Problem description
Transcribe the material in full. Nothing should differ except that the pictures are left out.

.....

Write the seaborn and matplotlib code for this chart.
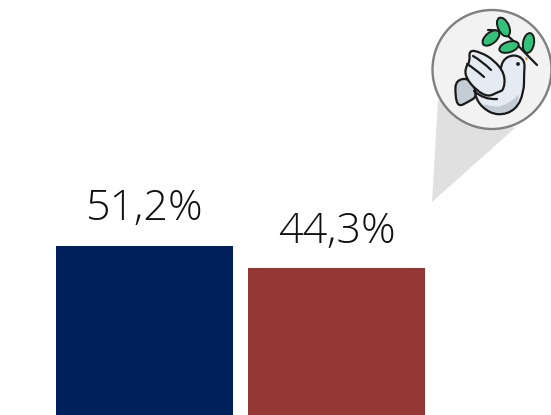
import matplotlib
matplotlib.use("Agg")
import matplotlib.pyplot as plt
from matplotlib.patches import Circle, Polygon, PathPatch, Ellipse
from matplotlib.path import Path
import pandas as pd
import seaborn as sns

categories = ["A", "B"]
values = [51.2, 44.3]
labels = ["51,2%", "44,3%"]
colors = ["#00205C", "#943634"]

sns.set_theme(style="white")
plt.rcParams["font.family"] = ["Open Sans", "DejaVu Sans"]

fig = plt.figure(figsize=(5.51, 4.15), dpi=100)
ax = fig.add_axes([0, 0, 1, 1])
df = pd.DataFrame({"c": categories, "v": values})
sns.barplot(data=df, x="c", y="v", hue="c", palette=colors, width=0.925, dodge=False,
            legend=False, ax=ax, linewidth=0, saturation=1)
ax.set_xlim(-0.755, 2.119)
ax.set_ylim(0, 125.4)
ax.axis("off")
for i, (v, l) in enumerate(zip(values, labels)):
    ax.annotate(l, (i, v), xytext=(0, 11), textcoords="offset points", ha="center", va="bottom",
                fontsize=31, fontweight="light", color="#111111")

# pictogram overlay, in pixel coordinates
ov = fig.add_axes([0, 0, 1, 1], zorder=5)
ov.set_xlim(0, 551); ov.set_ylim(415, 0); ov.axis("off"); ov.patch.set_alpha(0)
ov.add_patch(Polygon([(432, 202), (438, 100), (515, 128)], fc="#E0E0E0", ec="none"))
ov.add_patch(Circle((492, 69.5), 59.5, fc="#F2F2F2", ec="#7F7F7F", lw=1.7, clip_on=False))
K = "#1A1A1A"

def smooth(pts, fc, lw=1.6, ec=K):
    """Closed quadratic spline through the midpoints of the given control points."""
    n = len(pts)
    mid = lambda a, b: ((a[0] + b[0]) / 2, (a[1] + b[1]) / 2)
    verts = [mid(pts[-1], pts[0])]
    codes = [Path.MOVETO]
    for i in range(n):
        verts += [pts[i], mid(pts[i], pts[(i + 1) % n])]
        codes += [Path.CURVE3, Path.CURVE3]
    ov.add_patch(PathPatch(Path(verts, codes), fc=fc, ec=ec, lw=lw, joinstyle="round"))

def curve(pts, lw=1.6):
    verts = [pts[0]]; codes = [Path.MOVETO]
    for i in range(1, len(pts) - 1):
        end = pts[i + 1] if i == len(pts) - 2 else ((pts[i][0] + pts[i + 1][0]) / 2, (pts[i][1] + pts[i + 1][1]) / 2)
        verts += [pts[i], end]; codes += [Path.CURVE3, Path.CURVE3]
    ov.add_patch(PathPatch(Path(verts, codes), fc="none", ec=K, lw=lw, capstyle="round"))

body_pts = [(478, 84), (490, 86), (500, 76), (502, 60), (514, 54), (525, 60), (524, 74), (524, 92),
            (516, 110), (498, 116), (482, 108), (474, 94)]
# tail
smooth([(470, 78), (456, 80), (455, 94), (458, 107), (468, 102), (478, 96)], "#C3CBD4")
# body, belly shade, then the outline again on top
smooth(body_pts, "#E4EBF2", lw=0, ec="none")
smooth([(482, 103), (498, 108), (514, 100), (520, 92), (516, 110), (498, 116), (484, 110)], "#C3CBD4", lw=0, ec="none")
smooth(body_pts, "none")
# wing
smooth([(469, 50), (480, 52), (494, 60), (505, 74), (504, 90), (498, 92), (488, 97), (476, 90),
        (466, 78), (465, 68), (470, 62)], "#E4EBF2")
curve([(467, 64), (474, 68), (484, 77)])
curve([(473, 56), (482, 61), (491, 70)])
curve([(474, 91), (484, 100), (497, 99)])
ov.add_patch(Circle((518, 64), 1.9, fc=K, ec="none"))
ov.add_patch(Polygon([(525, 57), (528, 58), (526, 61)], fc="#C98A2B", ec="none"))
# branch
curve([(488, 30), (500, 30), (512, 39), (525, 53), (537, 65)])
for c, w, h, a in [((503.5, 27), 11, 20, -25), ((491, 38), 20, 11, -40), ((509, 47), 20, 10.5, -18), ((528.5, 43), 11, 20, 10)]:
    ov.add_patch(Ellipse(c, w, h, angle=a, fc="#33C27A", ec=K, lw=1.4))

fig.savefig("out.png", dpi=100)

.....

Response for this exercise
Write the seaborn and matplotlib code for this chart.
import matplotlib
matplotlib.use("Agg")
import matplotlib.pyplot as plt
from matplotlib.patches import Circle, Polygon, PathPatch, Ellipse
from matplotlib.path import Path
import pandas as pd
import seaborn as sns

categories = ["A", "B"]
values = [51.2, 44.3]
labels = ["51,2%", "44,3%"]
colors = ["#00205C", "#943634"]

sns.set_theme(style="white")
plt.rcParams["font.family"] = ["Open Sans", "DejaVu Sans"]

fig = plt.figure(figsize=(5.51, 4.15), dpi=100)
ax = fig.add_axes([0, 0, 1, 1])
df = pd.DataFrame({"c": categories, "v": values})
sns.barplot(data=df, x="c", y="v", hue="c", palette=colors, width=0.925, dodge=False,
            legend=False, ax=ax, linewidth=0, saturation=1)
ax.set_xlim(-0.755, 2.119)
ax.set_ylim(0, 125.4)
ax.axis("off")
for i, (v, l) in enumerate(zip(values, labels)):
    ax.annotate(l, (i, v), xytext=(0, 11), textcoords="offset points", ha="center", va="bottom",
                fontsize=31, fontweight="light", color="#111111")

# pictogram overlay, in pixel coordinates
ov = fig.add_axes([0, 0, 1, 1], zorder=5)
ov.set_xlim(0, 551); ov.set_ylim(415, 0); ov.axis("off"); ov.patch.set_alpha(0)
ov.add_patch(Polygon([(432, 202), (438, 100), (515, 128)], fc="#E0E0E0", ec="none"))
ov.add_patch(Circle((492, 69.5), 59.5, fc="#F2F2F2", ec="#7F7F7F", lw=1.7, clip_on=False))
K = "#1A1A1A"

def smooth(pts, fc, lw=1.6, ec=K):
    """Closed quadratic spline through the midpoints of the given control points."""
    n = len(pts)
    mid = lambda a, b: ((a[0] + b[0]) / 2, (a[1] + b[1]) / 2)
    verts = [mid(pts[-1], pts[0])]
    codes = [Path.MOVETO]
    for i in range(n):
        verts += [pts[i], mid(pts[i], pts[(i + 1) % n])]
        codes += [Path.CURVE3, Path.CURVE3]
    ov.add_patch(PathPatch(Path(verts, codes), fc=fc, ec=ec, lw=lw, joinstyle="round"))

def curve(pts, lw=1.6):
    verts = [pts[0]]; codes = [Path.MOVETO]
    for i in range(1, len(pts) - 1):
        end = pts[i + 1] if i == len(pts) - 2 else ((pts[i][0] + pts[i + 1][0]) / 2, (pts[i][1] + pts[i + 1][1]) / 2)
        verts += [pts[i], end]; codes += [Path.CURVE3, Path.CURVE3]
    ov.add_patch(PathPatch(Path(verts, codes), fc="none", ec=K, lw=lw, capstyle="round"))

body_pts = [(478, 84), (490, 86), (500, 76), (502, 60), (514, 54), (525, 60), (524, 74), (524, 92),
            (516, 110), (498, 116), (482, 108), (474, 94)]
# tail
smooth([(470, 78), (456, 80), (455, 94), (458, 107), (468, 102), (478, 96)], "#C3CBD4")
# body, belly shade, then the outline again on top
smooth(body_pts, "#E4EBF2", lw=0, ec="none")
smooth([(482, 103), (498, 108), (514, 100), (520, 92), (516, 110), (498, 116), (484, 110)], "#C3CBD4", lw=0, ec="none")
smooth(body_pts, "none")
# wing
smooth([(469, 50), (480, 52), (494, 60), (505, 74), (504, 90), (498, 92), (488, 97), (476, 90),
        (466, 78), (465, 68), (470, 62)], "#E4EBF2")
curve([(467, 64), (474, 68), (484, 77)])
curve([(473, 56), (482, 61), (491, 70)])
curve([(474, 91), (484, 100), (497, 99)])
ov.add_patch(Circle((518, 64), 1.9, fc=K, ec="none"))
ov.add_patch(Polygon([(525, 57), (528, 58), (526, 61)], fc="#C98A2B", ec="none"))
# branch
curve([(488, 30), (500, 30), (512, 39), (525, 53), (537, 65)])
for c, w, h, a in [((503.5, 27), 11, 20, -25), ((491, 38), 20, 11, -40), ((509, 47), 20, 10.5, -18), ((528.5, 43), 11, 20, 10)]:
    ov.add_patch(Ellipse(c, w, h, angle=a, fc="#33C27A", ec=K, lw=1.4))

fig.savefig("out.png", dpi=100)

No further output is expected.